音楽のイメージと言葉のイメージの関係は、どのように捉えていますか?
 まず、言葉ありき、で、言葉の持つ、意味、イメージ、広がり、強さ、などを自分の中で、くり返し、くり返し、して、言葉の持つイメージを自分の中に定着させます。それからピアノに向かうと、自然に、だいたいメロディーは、出て来ます。ひととおり音楽らしさの枠組みが出来上がったら、そこから、言葉と音をくり返し同時に行い、体がオートマティックに覚えるまで、オウムのように何度も、うたい、弾きます。そうすると、又、別のイメージが出て来て、ようやく曲が広がりを持ち初め、他人と合わせることが出来るようになります。なので、私のやろうとしていることに対して理解を示してくれるミュージシャンと共にでなければ、曲は、それ以上、育たないです。あとは、あたりまえですが、音楽するんだ、という心意気でしょうか。私が、こうやりたい!というのが、はっきり出せてれば、共演者もやりやすいのでは、ないかと思っています。そうかといって、決まりきったパターンをいつも弾いていただくのは、 とても嫌なので、共にやるミュージシャンは常に、へんな緊張を強いられることになりますが、それが、私は見ていて、刺激になり、面白い。私自身も、何回、同じ歌をうたっていても違う演奏になるように、心がけています。

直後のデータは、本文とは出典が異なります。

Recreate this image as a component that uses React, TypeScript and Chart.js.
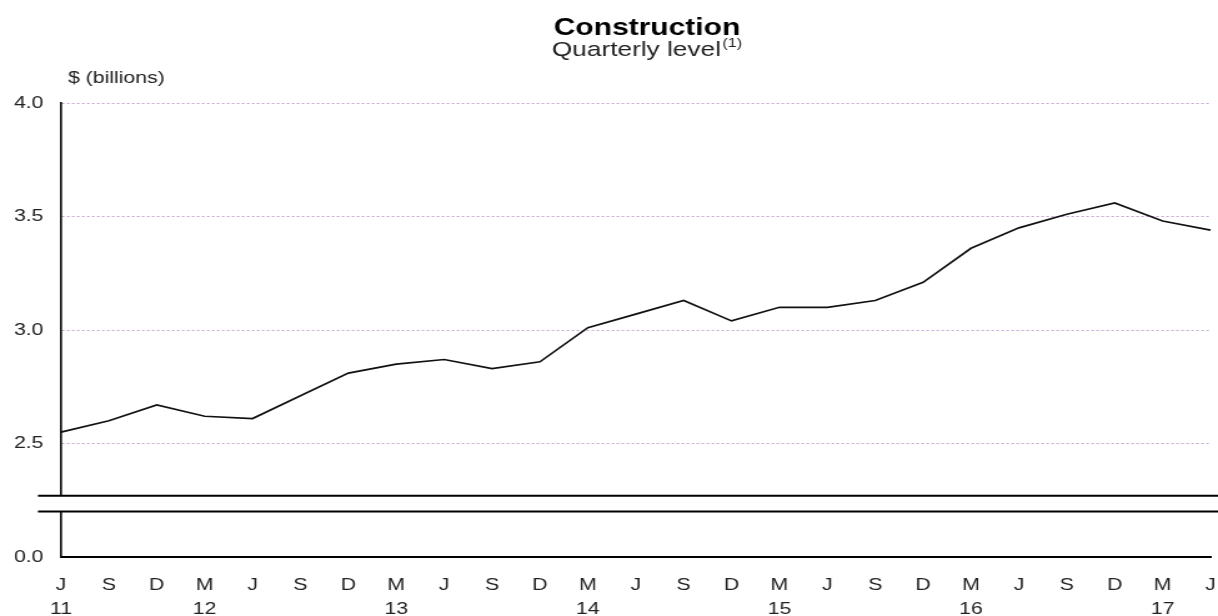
import React, { useEffect, useRef } from "react";
import { Chart, registerables } from "chart.js";

Chart.register(...registerables);

// ---- data ----
const months = ["J", "S", "D", "M", "J", "S", "D", "M", "J", "S", "D", "M", "J", "S", "D", "M", "J", "S", "D", "M", "J", "S", "D", "M", "J"];
const years = ["11", "", "", "12", "", "", "", "13", "", "", "", "14", "", "", "", "15", "", "", "", "16", "", "", "", "17", ""];
const construction = [2.55, 2.60, 2.67, 2.62, 2.61, 2.71, 2.81, 2.85, 2.87, 2.83, 2.86, 3.01, 3.07, 3.13, 3.04, 3.10, 3.10, 3.13, 3.21, 3.36, 3.45, 3.51, 3.56, 3.48, 3.44];
const yTicks = [2.0, 2.5, 3.0, 3.5, 4.0];
const yTickLabels = ["0.0", "2.5", "3.0", "3.5", "4.0"];
const breakHigh = 2.27;
const breakLow = 2.2;
const titleText = "Construction";
const subtitleText = "Quarterly level";
const subtitleNote = "(1)";
const unitText = "$ (billions)";

const FONT = '"Liberation Sans", Arial, Helvetica, sans-serif';
const W = 975; // internal width, stretched to 1218 css px
const H = 621;

const labels = months.map((m, i) => (years[i] ? [m, years[i]] : m));

const decorPlugin = {
  id: "decor",
  afterDraw(chart: any) {
    const { ctx, chartArea } = chart;
    const y = chart.scales.y;
    const yHi = y.getPixelForValue(breakHigh);
    const yLo = y.getPixelForValue(breakLow);
    ctx.save();
    // axis break
    ctx.fillStyle = "#ffffff";
    ctx.fillRect(chartArea.left - 4, yHi, chart.width, yLo - yHi);
    ctx.strokeStyle = "#000";
    ctx.lineWidth = 2;
    ctx.beginPath();
    ctx.moveTo(chartArea.left - 18.4, yHi);
    ctx.lineTo(chart.width, yHi);
    ctx.moveTo(chartArea.left - 18.4, yLo);
    ctx.lineTo(chart.width, yLo);
    ctx.stroke();

    // titles
    const cx = (chartArea.left + chartArea.right) / 2 + 9;
    ctx.fillStyle = "#000";
    ctx.textBaseline = "alphabetic";
    ctx.textAlign = "center";
    ctx.font = `bold 24px ${FONT}`;
    ctx.fillText(titleText, cx, 35);

    ctx.textAlign = "left";
    ctx.font = `21px ${FONT}`;
    const w1 = ctx.measureText(subtitleText).width;
    ctx.font = `13px ${FONT}`;
    const w2 = ctx.measureText(subtitleNote).width;
    const sx = cx - (w1 + w2 + 1) / 2;
    ctx.font = `21px ${FONT}`;
    ctx.fillStyle = "#222";
    ctx.fillText(subtitleText, sx, 56);
    ctx.font = `13px ${FONT}`;
    ctx.fillText(subtitleNote, sx + w1 + 1, 47);

    // unit label
    ctx.font = `17px ${FONT}`;
    ctx.fillText(unitText, chartArea.left + 5.6, 83);
    ctx.restore();
  },
};

export default function App() {
  const ref = useRef<HTMLCanvasElement | null>(null);
  useEffect(() => {
    document.body.style.margin = "0";
    document.body.style.overflow = "hidden";
    const canvas = ref.current!;
    const chart = new Chart(canvas, {
      type: "line",
      data: {
        labels,
        datasets: [
          {
            data: construction,
            borderColor: "#111",
            borderWidth: 1.7,
            pointRadius: 0,
            tension: 0,
            fill: false,
          },
        ],
      },
      options: {
        responsive: false,
        animation: false,
        devicePixelRatio: 1,
        layout: { padding: { top: 103, left: 11, right: 6, bottom: 0 } },
        plugins: {
          legend: { display: false },
          title: { display: false },
          tooltip: { enabled: false },
        },
        scales: {
          x: {
            type: "category",
            offset: false,
            grid: { display: false, drawTicks: false },
            border: { display: true, color: "#000", width: 2 },
            afterFit: (scale: any) => {
              scale.height = 64;
              scale.paddingLeft = 0;
              scale.paddingRight = 0;
            },
            ticks: {
              autoSkip: false,
              maxRotation: 0,
              minRotation: 0,
              padding: 16,
              color: "#222",
              font: { family: FONT, size: 17, lineHeight: 24 / 17 },
            },
          },
          y: {
            type: "linear",
            min: 2.0,
            max: 4.0,
            afterBuildTicks: (scale: any) => {
              scale.ticks = yTicks.map((v) => ({ value: v }));
            },
            afterFit: (scale: any) => {
              scale.width = 37.8;
              scale.paddingTop = 0;
              scale.paddingBottom = 0;
            },
            grid: {
              drawTicks: false,
              color: (c: any) => (c.tick && c.tick.value > 2.0 ? "#c4a6cf" : "rgba(0,0,0,0)"),
              lineWidth: 1,
            },
            border: { display: true, color: "#000", width: 1.6, dash: [2, 2] },
            ticks: {
              padding: 14,
              color: "#222",
              font: { family: FONT, size: 17 },
              callback: (v: any) => {
                const i = yTicks.indexOf(Number(v));
                return i >= 0 ? yTickLabels[i] : "";
              },
            },
          },
        },
      },
      plugins: [decorPlugin],
    } as any);
    return () => chart.destroy();
  }, []);

  return (
    <div style={{ width: 1218, height: 616, overflow: "hidden", position: "relative" }}>
      <canvas
        ref={ref}
        width={W}
        height={H}
        style={{ width: "1218px", height: `${H}px`, display: "block" }}
      />
    </div>
  );
}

では、ラストに前回の長沼さんから質問で「ピアノを演奏していて、自分の出したい音がピアノでは出せないと思ったことは、ありますか?……そう思った時は、どうしますか?
 ピアノでは出せない、と思ったことは、ありません。
 もっともっと深くて大きい音が出したい、と思うことはあります。力まかせに弾いて、弦を切るのは、好きでは、ありません。芯のある、やわらかい音が出せたらいいですね。……音自体には、その人らしさが出ると思うのでこれから自分の出す音が、どんな風に変化していくのか自分が一番、楽しみにしています。